* Start Stored data *
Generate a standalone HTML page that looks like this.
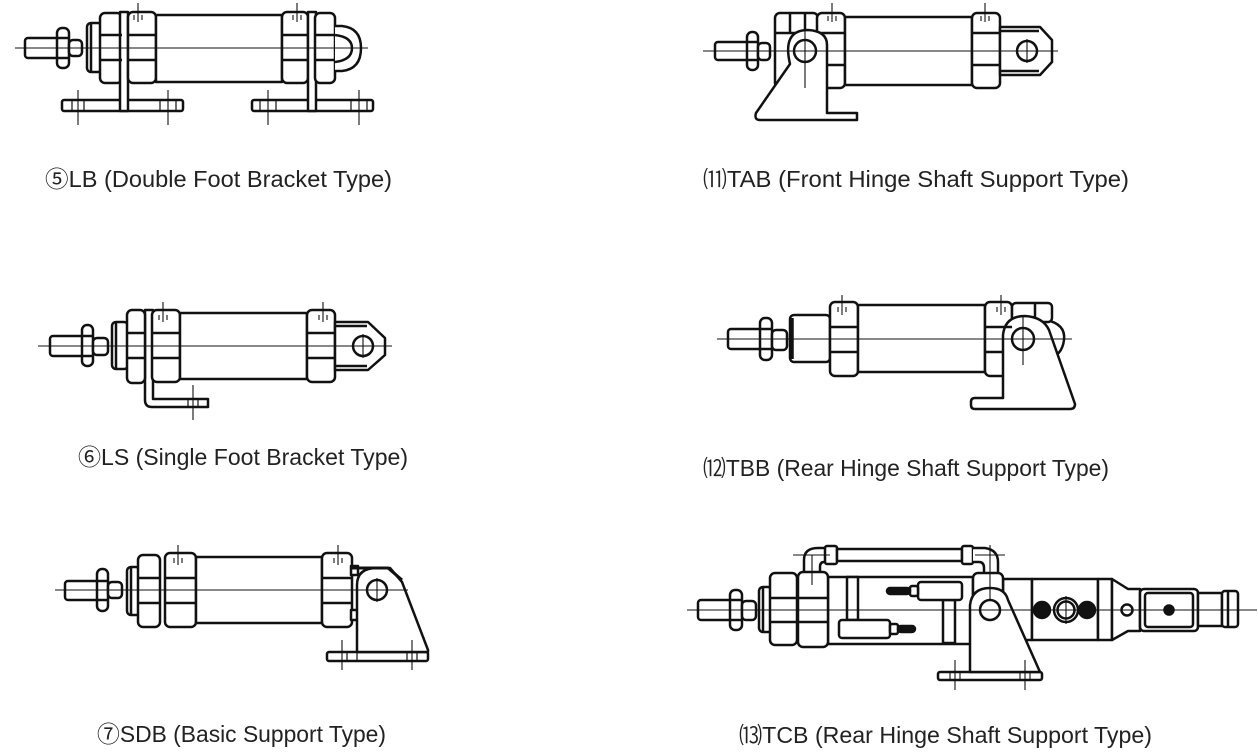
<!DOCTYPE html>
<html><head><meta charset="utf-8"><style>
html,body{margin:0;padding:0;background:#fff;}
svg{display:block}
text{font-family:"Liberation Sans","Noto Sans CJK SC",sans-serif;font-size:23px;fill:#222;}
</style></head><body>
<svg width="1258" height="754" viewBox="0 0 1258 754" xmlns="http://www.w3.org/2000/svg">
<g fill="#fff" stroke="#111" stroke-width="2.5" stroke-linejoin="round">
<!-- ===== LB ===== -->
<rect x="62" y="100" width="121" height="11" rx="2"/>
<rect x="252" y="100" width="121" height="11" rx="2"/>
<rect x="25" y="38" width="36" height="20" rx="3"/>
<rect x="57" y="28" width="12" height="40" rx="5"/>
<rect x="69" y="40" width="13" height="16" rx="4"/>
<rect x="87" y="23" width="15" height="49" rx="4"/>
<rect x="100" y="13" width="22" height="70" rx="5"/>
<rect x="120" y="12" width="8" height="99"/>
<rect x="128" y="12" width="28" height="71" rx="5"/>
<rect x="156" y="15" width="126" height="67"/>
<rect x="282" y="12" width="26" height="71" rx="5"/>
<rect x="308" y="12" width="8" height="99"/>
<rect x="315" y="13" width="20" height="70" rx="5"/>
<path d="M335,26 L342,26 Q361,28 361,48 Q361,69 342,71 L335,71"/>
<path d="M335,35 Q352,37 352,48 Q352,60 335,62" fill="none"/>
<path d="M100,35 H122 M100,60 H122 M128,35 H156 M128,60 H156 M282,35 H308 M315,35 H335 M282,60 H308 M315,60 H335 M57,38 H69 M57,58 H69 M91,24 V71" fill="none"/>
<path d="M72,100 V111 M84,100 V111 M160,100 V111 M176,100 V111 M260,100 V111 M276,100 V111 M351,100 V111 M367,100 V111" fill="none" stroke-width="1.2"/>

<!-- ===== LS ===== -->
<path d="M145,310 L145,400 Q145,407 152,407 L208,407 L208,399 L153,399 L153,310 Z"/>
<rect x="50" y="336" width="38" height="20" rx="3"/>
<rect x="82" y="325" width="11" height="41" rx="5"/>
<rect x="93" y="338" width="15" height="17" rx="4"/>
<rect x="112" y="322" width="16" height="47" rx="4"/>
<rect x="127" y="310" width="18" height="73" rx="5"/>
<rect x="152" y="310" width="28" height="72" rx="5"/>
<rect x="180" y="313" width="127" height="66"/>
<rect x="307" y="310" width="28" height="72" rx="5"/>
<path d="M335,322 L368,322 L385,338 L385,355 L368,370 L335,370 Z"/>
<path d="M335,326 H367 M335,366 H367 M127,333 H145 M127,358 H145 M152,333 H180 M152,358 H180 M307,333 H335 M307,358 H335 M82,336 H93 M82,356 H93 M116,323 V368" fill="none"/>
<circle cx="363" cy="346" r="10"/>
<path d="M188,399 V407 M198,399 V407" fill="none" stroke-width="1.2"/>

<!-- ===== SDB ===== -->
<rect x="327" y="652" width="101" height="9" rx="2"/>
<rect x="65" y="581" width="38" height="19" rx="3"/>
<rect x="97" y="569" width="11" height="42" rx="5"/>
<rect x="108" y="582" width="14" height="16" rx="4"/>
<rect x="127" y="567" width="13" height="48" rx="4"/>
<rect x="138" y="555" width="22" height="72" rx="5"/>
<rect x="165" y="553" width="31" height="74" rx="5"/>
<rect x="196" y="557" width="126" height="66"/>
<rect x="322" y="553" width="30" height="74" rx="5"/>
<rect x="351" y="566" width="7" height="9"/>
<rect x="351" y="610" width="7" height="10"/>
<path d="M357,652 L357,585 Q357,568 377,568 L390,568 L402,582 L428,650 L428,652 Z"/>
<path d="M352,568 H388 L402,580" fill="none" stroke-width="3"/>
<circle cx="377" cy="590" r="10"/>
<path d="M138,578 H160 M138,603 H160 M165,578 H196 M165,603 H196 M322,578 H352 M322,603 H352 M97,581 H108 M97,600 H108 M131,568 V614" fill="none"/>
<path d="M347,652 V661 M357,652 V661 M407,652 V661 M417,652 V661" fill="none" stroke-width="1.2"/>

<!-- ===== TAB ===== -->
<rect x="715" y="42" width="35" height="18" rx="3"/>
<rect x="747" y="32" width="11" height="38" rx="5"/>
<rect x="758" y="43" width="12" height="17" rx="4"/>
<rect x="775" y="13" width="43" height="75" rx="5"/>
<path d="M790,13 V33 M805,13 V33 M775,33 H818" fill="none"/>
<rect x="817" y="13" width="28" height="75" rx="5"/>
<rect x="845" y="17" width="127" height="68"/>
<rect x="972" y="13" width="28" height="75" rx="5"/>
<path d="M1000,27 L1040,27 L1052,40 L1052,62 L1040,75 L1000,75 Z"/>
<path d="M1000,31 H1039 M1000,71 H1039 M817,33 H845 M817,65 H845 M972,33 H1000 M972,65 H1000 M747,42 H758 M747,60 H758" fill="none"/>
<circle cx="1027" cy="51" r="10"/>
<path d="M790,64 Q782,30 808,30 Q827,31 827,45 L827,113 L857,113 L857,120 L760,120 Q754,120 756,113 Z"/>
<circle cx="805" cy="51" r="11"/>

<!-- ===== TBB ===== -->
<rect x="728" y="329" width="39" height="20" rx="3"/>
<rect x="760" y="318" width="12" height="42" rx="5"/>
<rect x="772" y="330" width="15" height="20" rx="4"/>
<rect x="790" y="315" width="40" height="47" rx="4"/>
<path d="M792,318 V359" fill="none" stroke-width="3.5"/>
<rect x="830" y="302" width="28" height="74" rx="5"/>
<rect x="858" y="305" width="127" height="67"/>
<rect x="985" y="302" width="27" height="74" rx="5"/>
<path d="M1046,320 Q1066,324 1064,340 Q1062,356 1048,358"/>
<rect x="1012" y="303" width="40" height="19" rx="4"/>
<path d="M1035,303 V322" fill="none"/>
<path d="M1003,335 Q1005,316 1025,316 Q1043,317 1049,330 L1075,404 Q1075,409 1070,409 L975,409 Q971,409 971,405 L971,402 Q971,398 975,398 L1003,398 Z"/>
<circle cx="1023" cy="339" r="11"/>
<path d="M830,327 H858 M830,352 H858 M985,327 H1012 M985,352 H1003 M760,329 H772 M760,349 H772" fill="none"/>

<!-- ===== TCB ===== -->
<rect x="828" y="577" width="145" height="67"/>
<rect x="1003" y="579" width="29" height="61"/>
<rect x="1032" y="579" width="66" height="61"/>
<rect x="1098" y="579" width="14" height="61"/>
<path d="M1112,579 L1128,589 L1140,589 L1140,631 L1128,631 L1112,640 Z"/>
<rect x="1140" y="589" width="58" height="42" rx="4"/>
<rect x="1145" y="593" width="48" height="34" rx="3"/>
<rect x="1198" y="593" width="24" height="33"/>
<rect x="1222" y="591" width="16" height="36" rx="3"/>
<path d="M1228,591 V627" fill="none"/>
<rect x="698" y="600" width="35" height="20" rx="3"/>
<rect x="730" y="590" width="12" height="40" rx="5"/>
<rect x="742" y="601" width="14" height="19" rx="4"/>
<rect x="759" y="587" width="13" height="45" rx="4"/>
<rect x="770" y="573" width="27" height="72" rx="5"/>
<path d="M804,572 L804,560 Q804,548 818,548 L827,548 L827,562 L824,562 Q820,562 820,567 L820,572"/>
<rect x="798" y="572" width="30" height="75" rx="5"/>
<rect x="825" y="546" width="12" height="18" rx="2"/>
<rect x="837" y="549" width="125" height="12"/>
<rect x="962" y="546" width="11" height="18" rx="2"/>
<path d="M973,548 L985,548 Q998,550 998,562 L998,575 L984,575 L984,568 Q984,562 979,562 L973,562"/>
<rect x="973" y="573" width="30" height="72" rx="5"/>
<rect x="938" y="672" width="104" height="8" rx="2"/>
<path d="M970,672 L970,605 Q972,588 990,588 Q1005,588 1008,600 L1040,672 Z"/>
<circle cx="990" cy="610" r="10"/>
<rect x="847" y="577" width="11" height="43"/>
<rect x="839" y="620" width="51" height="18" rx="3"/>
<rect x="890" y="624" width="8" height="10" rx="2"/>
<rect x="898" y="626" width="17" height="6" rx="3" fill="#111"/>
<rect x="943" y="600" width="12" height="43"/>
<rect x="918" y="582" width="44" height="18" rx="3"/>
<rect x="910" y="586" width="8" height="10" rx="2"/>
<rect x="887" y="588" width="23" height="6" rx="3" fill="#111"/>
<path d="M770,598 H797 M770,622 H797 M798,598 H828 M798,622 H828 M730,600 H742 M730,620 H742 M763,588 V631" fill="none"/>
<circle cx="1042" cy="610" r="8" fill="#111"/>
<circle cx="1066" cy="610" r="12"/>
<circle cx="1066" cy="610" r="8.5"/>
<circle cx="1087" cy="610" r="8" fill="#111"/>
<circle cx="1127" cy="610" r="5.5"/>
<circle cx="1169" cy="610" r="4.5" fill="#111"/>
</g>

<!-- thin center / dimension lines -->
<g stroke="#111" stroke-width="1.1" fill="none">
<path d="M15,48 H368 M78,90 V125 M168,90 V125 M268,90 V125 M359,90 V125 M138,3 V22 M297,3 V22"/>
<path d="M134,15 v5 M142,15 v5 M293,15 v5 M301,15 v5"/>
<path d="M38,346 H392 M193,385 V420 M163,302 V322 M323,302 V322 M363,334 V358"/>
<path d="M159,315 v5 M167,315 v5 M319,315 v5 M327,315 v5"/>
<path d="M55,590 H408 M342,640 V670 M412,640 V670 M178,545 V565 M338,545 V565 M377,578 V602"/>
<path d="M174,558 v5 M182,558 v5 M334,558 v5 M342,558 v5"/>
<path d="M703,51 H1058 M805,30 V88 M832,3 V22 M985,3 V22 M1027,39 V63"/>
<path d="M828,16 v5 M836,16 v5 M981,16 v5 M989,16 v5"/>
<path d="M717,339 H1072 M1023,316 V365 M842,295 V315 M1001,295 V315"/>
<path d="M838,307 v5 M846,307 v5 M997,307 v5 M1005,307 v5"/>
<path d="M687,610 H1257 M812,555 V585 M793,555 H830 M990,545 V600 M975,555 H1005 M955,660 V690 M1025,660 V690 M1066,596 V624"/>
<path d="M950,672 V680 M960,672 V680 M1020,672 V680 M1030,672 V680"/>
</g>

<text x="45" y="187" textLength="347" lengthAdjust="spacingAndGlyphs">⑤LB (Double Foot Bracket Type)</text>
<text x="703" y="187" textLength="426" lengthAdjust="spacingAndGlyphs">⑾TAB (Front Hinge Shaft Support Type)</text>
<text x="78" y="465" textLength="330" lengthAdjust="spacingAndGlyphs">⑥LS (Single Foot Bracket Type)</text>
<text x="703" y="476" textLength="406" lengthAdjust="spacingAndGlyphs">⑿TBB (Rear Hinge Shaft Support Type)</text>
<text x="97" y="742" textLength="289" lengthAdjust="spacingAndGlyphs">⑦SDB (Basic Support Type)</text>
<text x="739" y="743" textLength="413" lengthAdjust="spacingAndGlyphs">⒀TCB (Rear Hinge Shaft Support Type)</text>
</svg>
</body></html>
* End Stored data *
● Prompt
Restate the data word for word from its first line through the line with "V111 M84,100 V111", leaving out any picture along the way.

● Final result
Generate a standalone HTML page that looks like this.
<!DOCTYPE html>
<html><head><meta charset="utf-8"><style>
html,body{margin:0;padding:0;background:#fff;}
svg{display:block}
text{font-family:"Liberation Sans","Noto Sans CJK SC",sans-serif;font-size:23px;fill:#222;}
</style></head><body>
<svg width="1258" height="754" viewBox="0 0 1258 754" xmlns="http://www.w3.org/2000/svg">
<g fill="#fff" stroke="#111" stroke-width="2.5" stroke-linejoin="round">
<!-- ===== LB ===== -->
<rect x="62" y="100" width="121" height="11" rx="2"/>
<rect x="252" y="100" width="121" height="11" rx="2"/>
<rect x="25" y="38" width="36" height="20" rx="3"/>
<rect x="57" y="28" width="12" height="40" rx="5"/>
<rect x="69" y="40" width="13" height="16" rx="4"/>
<rect x="87" y="23" width="15" height="49" rx="4"/>
<rect x="100" y="13" width="22" height="70" rx="5"/>
<rect x="120" y="12" width="8" height="99"/>
<rect x="128" y="12" width="28" height="71" rx="5"/>
<rect x="156" y="15" width="126" height="67"/>
<rect x="282" y="12" width="26" height="71" rx="5"/>
<rect x="308" y="12" width="8" height="99"/>
<rect x="315" y="13" width="20" height="70" rx="5"/>
<path d="M335,26 L342,26 Q361,28 361,48 Q361,69 342,71 L335,71"/>
<path d="M335,35 Q352,37 352,48 Q352,60 335,62" fill="none"/>
<path d="M100,35 H122 M100,60 H122 M128,35 H156 M128,60 H156 M282,35 H308 M315,35 H335 M282,60 H308 M315,60 H335 M57,38 H69 M57,58 H69 M91,24 V71" fill="none"/>
<path d="M72,100 V111 M84,100 V111 M160,100 V111 M176,100 V111 M260,100 V111 M276,100 V111 M351,100 V111 M367,100 V111" fill="none" stroke-width="1.2"/>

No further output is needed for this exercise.